Georgina Wroe, who writes unpigeonholeable crime/comedy/thrillers often set in Russia, should, by rights, be far more famous. Jeremy Clarkson is very funny too - sorry.

Victoria Routledge

Fiction-Net: Where do you see yourself in ten years? Still on the shelves of WH Smith?

Victoria Routledge: I hope I'll still be writing, preferably in a cottage in Galway! Every book is a real learning process - my long-term aim was always to write stories I wanted to read, so ideally, by the time I'm thirty-five and want to read something a bit more spiritual or serious, I'll have the skills to make it work technically, as well as the maturity to express something more complicated. If I really didn't have anything to say through a book, I wouldn't start it.

I'd like to learn how to write screenplays - I don't think you can assume that because you can write in one format, you can waltz straight into another - and carry on with the feature writing I'm doing at the moment. My ultimate childhood career dream was always to be editor of Smash Hits but that looks like it's gone by the wayside, so I might have to settle for being a columnist in Top Gear.

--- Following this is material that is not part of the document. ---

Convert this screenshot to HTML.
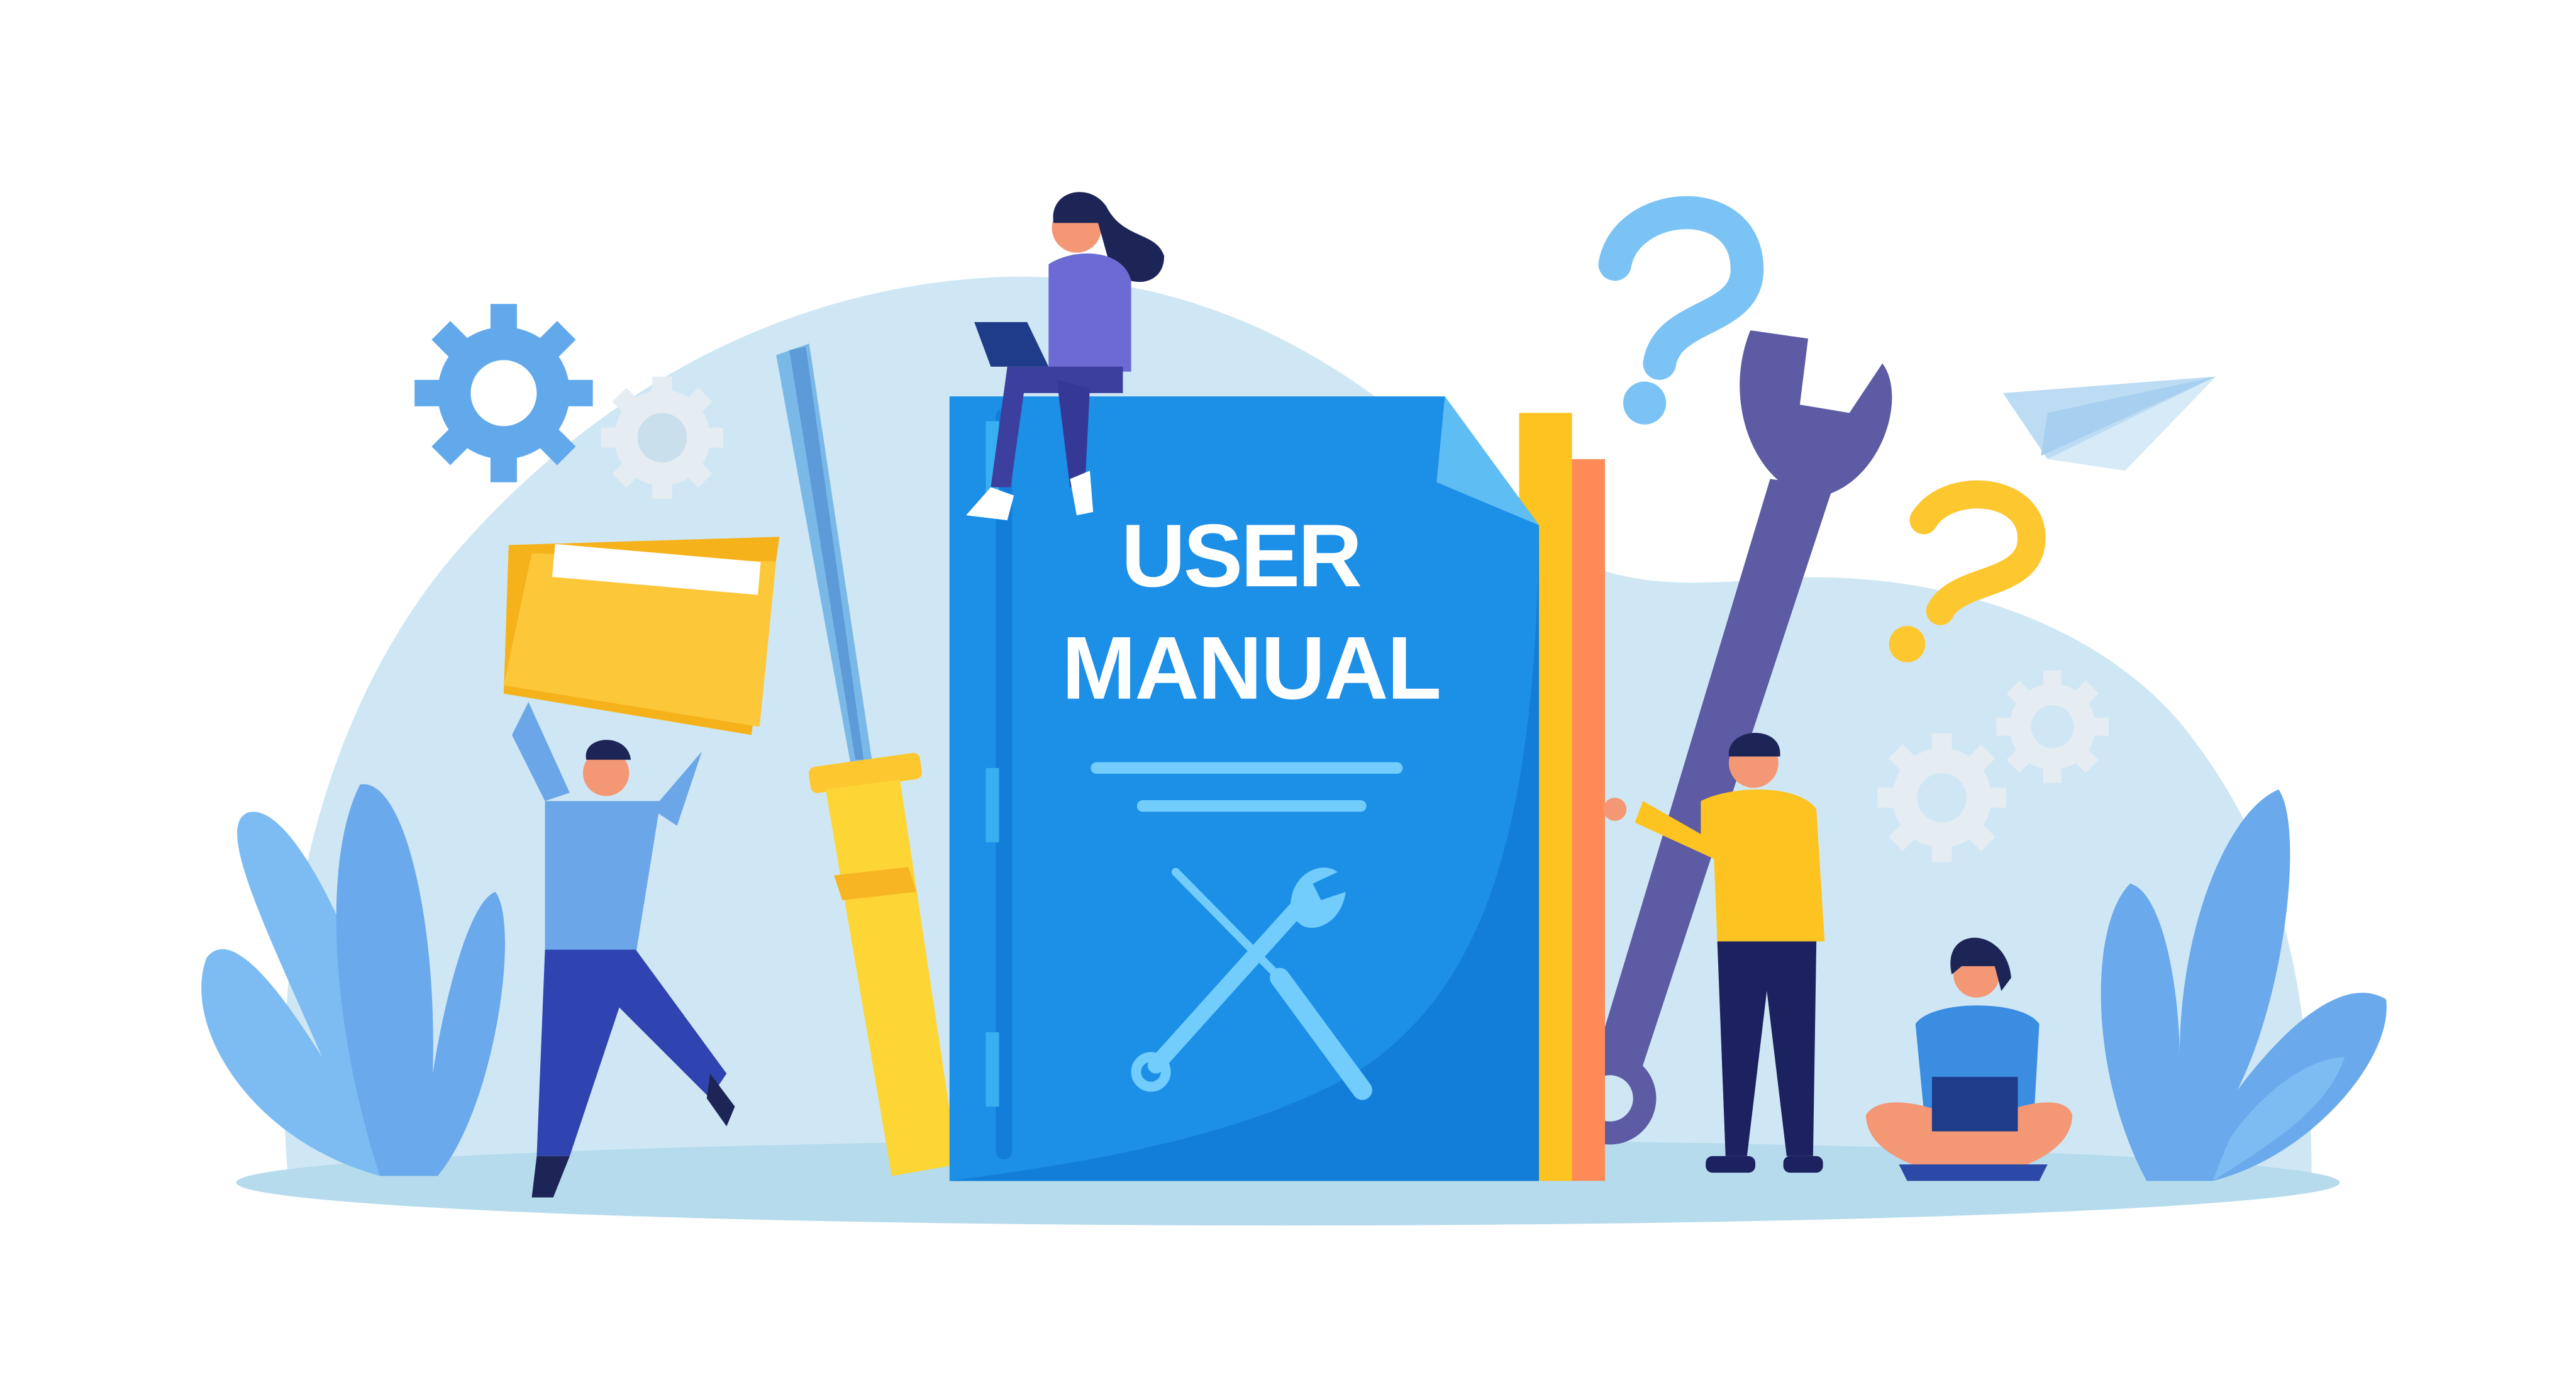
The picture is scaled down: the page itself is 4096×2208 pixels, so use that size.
<!DOCTYPE html>
<html><head><meta charset="utf-8"><style>
html,body{margin:0;padding:0;background:#fff;}
svg{display:block;}
</style></head><body>
<svg width="4096" height="2208" viewBox="0 0 1560 841" xmlns="http://www.w3.org/2000/svg">
<rect width="1560" height="841" fill="#fff"/>
<path d="M175 720 C160 560 200 420 280 330 C360 240 470 175 600 168 C720 162 820 215 900 300 C960 360 1010 355 1080 350 C1180 345 1280 380 1330 450 C1390 530 1400 620 1400 720 Z" fill="#cfe7f4"/>
<ellipse cx="780" cy="716" rx="637" ry="26" fill="#b6dbec"/>
<g fill="#62a9ec">
<circle cx="305" cy="238" r="40"/>
<g stroke="#62a9ec" stroke-width="16" stroke-linecap="butt">
<line x1="305" y1="184" x2="305" y2="292"/><line x1="251" y1="238" x2="359" y2="238"/>
<line x1="267" y1="200" x2="343" y2="276"/><line x1="343" y1="200" x2="267" y2="276"/>
</g></g>
<circle cx="305" cy="238" r="20" fill="#fff"/>
<g fill="#e6edf2">
<circle cx="401" cy="265" r="29"/>
<g stroke="#e6edf2" stroke-width="12"><line x1="401" y1="228" x2="401" y2="302"/><line x1="364" y1="265" x2="438" y2="265"/><line x1="375" y1="239" x2="427" y2="291"/><line x1="427" y1="239" x2="375" y2="291"/></g></g>
<circle cx="401" cy="265" r="15" fill="#c9dfec"/>
<g fill="#e6edf2">
<circle cx="1176" cy="483" r="30"/><g stroke="#e6edf2" stroke-width="12"><line x1="1176" y1="444" x2="1176" y2="522"/><line x1="1137" y1="483" x2="1215" y2="483"/><line x1="1148" y1="455" x2="1204" y2="511"/><line x1="1204" y1="455" x2="1148" y2="511"/></g>
<circle cx="1243" cy="440" r="26"/><g stroke="#e6edf2" stroke-width="11"><line x1="1243" y1="406" x2="1243" y2="474"/><line x1="1209" y1="440" x2="1277" y2="440"/><line x1="1219" y1="416" x2="1267" y2="464"/><line x1="1267" y1="416" x2="1219" y2="464"/></g></g>
<circle cx="1176" cy="483" r="15" fill="#cfe7f4"/><circle cx="1243" cy="440" r="13" fill="#cfe7f4"/>
<path d="M978 160 C985 120 1060 115 1058 165 C1056 195 1010 190 1005 220" fill="none" stroke="#7cc3f5" stroke-width="20" stroke-linecap="round"/>
<circle cx="996" cy="244" r="13" fill="#7cc3f5"/>
<path d="M1165 315 C1180 290 1235 295 1230 330 C1226 355 1185 350 1175 370" fill="none" stroke="#fdc72f" stroke-width="17" stroke-linecap="round"/>
<circle cx="1155" cy="390" r="11" fill="#fdc72f"/>
<polygon points="1213,238 1342,228 1240,278" fill="#bcdcf4"/>
<polygon points="1342,228 1240,278 1287,285" fill="#d6eaf8"/>
<polygon points="1240,250 1342,228 1236,276" fill="#a6cff0"/>
<g fill="#7dbcf2">
<path d="M230 712 C150 690 110 620 125 580 C140 560 170 600 195 640 C160 560 130 500 150 492 C175 485 210 560 230 620 Z"/>
<path d="M230 712 C200 620 195 520 218 475 C245 470 265 560 262 650 C270 600 285 545 300 540 C315 560 300 670 265 712 Z" fill="#6aa9ec"/>
</g>
<path d="M1300 715 C1265 650 1265 560 1290 535 C1310 540 1320 600 1320 640 C1320 560 1350 490 1380 478 C1395 500 1385 600 1355 660 C1385 620 1420 590 1445 605 C1450 640 1400 700 1340 715 Z" fill="#6aa9ec"/>
<path d="M1340 715 C1380 690 1410 670 1420 640 C1400 640 1370 660 1350 690 Z" fill="#7dbcf2"/>
<path d="M1072 290 L965 645 L990 660 L1110 295 Z" fill="#5c5ba4"/>
<path d="M1070 200 C1050 250 1080 305 1115 300 C1150 290 1165 240 1150 220 L1130 250 L1100 245 L1105 205 Z" fill="#5c5ba4" transform="translate(-10,0)"/>
<circle cx="975" cy="665" r="28" fill="#5c5ba4"/><circle cx="975" cy="665" r="14" fill="#cfe7f4"/>
<polygon points="470,215 490,208 528,460 515,462" fill="#7ab8e8"/>
<polygon points="478,212 488,210 523,460 518,460" fill="#5c9ad8"/>
<rect x="490" y="460" width="68" height="16" rx="4" fill="#fdc72f" transform="rotate(-8 524 468)"/>
<polygon points="500,478 545,472 580,705 540,712" fill="#fdd535"/>
<polygon points="505,530 550,525 555,540 510,545" fill="#f7b524"/>
<rect x="945" y="278" width="27" height="437" fill="#fd8a57"/>
<rect x="920" y="250" width="32" height="465" fill="#fdc321"/>
<polygon points="575,240 875,240 932,318 932,715 575,715" fill="#1c8fe7"/>
<path d="M932 318 C930 500 900 600 820 650 C750 690 650 705 575 715 L932 715 Z" fill="#137ed9"/>
<polygon points="875,240 932,318 870,292" fill="#5ebdf2"/>
<rect x="603" y="247" width="10" height="455" rx="5" fill="#137ed9"/>
<g fill="#37b0f2"><rect x="597" y="255" width="8" height="50"/><rect x="597" y="465" width="8" height="45"/><rect x="597" y="625" width="8" height="45"/></g>
<text x="752" y="355" text-anchor="middle" font-family="Liberation Sans, sans-serif" font-weight="bold" font-size="54" textLength="146" fill="#fff">USER</text>
<text x="758" y="423" text-anchor="middle" font-family="Liberation Sans, sans-serif" font-weight="bold" font-size="54" textLength="230" fill="#fff">MANUAL</text>
<line x1="664" y1="465" x2="846" y2="465" stroke="#72cdfd" stroke-width="7" stroke-linecap="round"/>
<line x1="692" y1="488" x2="824" y2="488" stroke="#72cdfd" stroke-width="7" stroke-linecap="round"/>
<g stroke="#72cdfd" stroke-linecap="round" fill="none">
<line x1="712" y1="528" x2="775" y2="592" stroke-width="5"/>
<line x1="775" y1="592" x2="825" y2="660" stroke-width="12"/>
<line x1="700" y1="645" x2="790" y2="545" stroke-width="10"/>
<circle cx="697" cy="649" r="9" stroke-width="6"/>
</g>
<path d="M782 555 C778 530 800 520 810 528 L795 535 L800 545 L815 540 C812 560 795 565 788 560 Z" fill="#72cdfd"/>
<circle cx="652" cy="138" r="15" fill="#f49775"/>
<path d="M638 135 C635 115 660 110 670 125 C680 145 700 140 705 155 C705 175 680 175 672 160 L665 135 Z" fill="#1d2456"/>
<path d="M635 160 C650 150 680 150 685 170 L685 225 L635 225 Z" fill="#6b6bd3"/>
<path d="M610 222 L680 222 L680 238 L620 238 L612 295 L600 295 Z" fill="#3c3f9e"/>
<path d="M640 230 L660 235 L657 295 L648 295 Z" fill="#353894"/>
<polygon points="590,195 622,195 635,222 600,222" fill="#1f3c8a"/>
<path d="M585 312 L600 295 L614 300 L610 315 Z" fill="#fff"/>
<path d="M648 290 L660 285 L662 310 L652 312 Z" fill="#fff"/>
<polygon points="308,330 472,325 455,445 305,420" fill="#f5b21b"/>
<polygon points="322,335 470,340 460,440 305,415" fill="#fdc73a"/>
<rect x="335" y="335" width="125" height="20" fill="#fff" transform="rotate(5 400 345)"/>
<circle cx="367" cy="468" r="14" fill="#f49775"/>
<path d="M355 460 C352 445 380 443 382 460 Z" fill="#1d2456"/>
<path d="M330 485 L400 485 L385 578 L330 575 Z" fill="#6ba6e8"/>
<path d="M330 485 L310 445 L320 425 L345 480 Z" fill="#6ba6e8"/>
<path d="M395 490 L425 455 L430 440 L410 500 Z" fill="#6ba6e8"/>
<path d="M330 575 L385 575 L440 650 L430 665 L375 610 L345 700 L325 700 Z" fill="#3044b1"/>
<path d="M325 700 L345 700 L335 725 L322 725 Z" fill="#1d2456"/>
<path d="M430 650 L445 670 L440 682 L428 665 Z" fill="#1d2456"/>
<circle cx="1062" cy="462" r="15" fill="#f49775"/>
<path d="M1047 458 C1045 440 1080 438 1078 458 Z" fill="#1d2456"/>
<path d="M1030 485 C1050 475 1090 475 1100 490 L1105 570 L1040 570 L1038 520 L990 498 L995 485 L1030 505 Z" fill="#fdc321"/>
<circle cx="978" cy="490" r="7" fill="#f49775"/>
<path d="M1040 570 L1100 570 L1098 700 L1082 700 L1070 600 L1058 700 L1045 700 Z" fill="#1c2160"/>
<rect x="1033" y="700" width="30" height="10" rx="4" fill="#1c2160"/><rect x="1080" y="700" width="24" height="10" rx="4" fill="#1c2160"/>
<circle cx="1197" cy="590" r="14" fill="#f49775"/>
<path d="M1182 590 C1175 560 1215 560 1218 592 L1212 600 L1208 585 L1188 585 Z" fill="#1d2456"/>
<path d="M1160 620 C1170 605 1225 605 1235 620 L1232 672 L1165 672 Z" fill="#3b8de2"/>
<path d="M1130 675 C1140 660 1175 670 1195 682 C1215 670 1250 660 1255 675 C1255 700 1215 712 1195 712 C1170 712 1130 700 1130 675 Z" fill="#f49775"/>
<rect x="1170" y="652" width="52" height="33" fill="#1f3c8a"/>
<path d="M1150 705 L1240 705 L1235 715 L1155 715 Z" fill="#2d49a8"/>
</svg>
</body></html>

Fiction-Net: Finally, you've written about two female villains. Have you considered creating a male villain or are other women the real enemy?

Victoria Routledge: I didn't intentionally create female villains - maybe I just know women better. Caroline and Cress really represent the darker side of Rachel and Kate's own personality. They do the things they wish they could do themselves but don't because they're held back by tedious factors like niceness or fear or consideration for others.

The danger of having a male villain is that you send out 'Here's the Love Interest!' signals, which makes me put a book down immediately. Same goes for a gorgeous but bizarrely single male best friend. There aren't any villains at all in ...And for Starters, come to think of it. Everyone in that is their own worst enemy, which is possibly more true to life.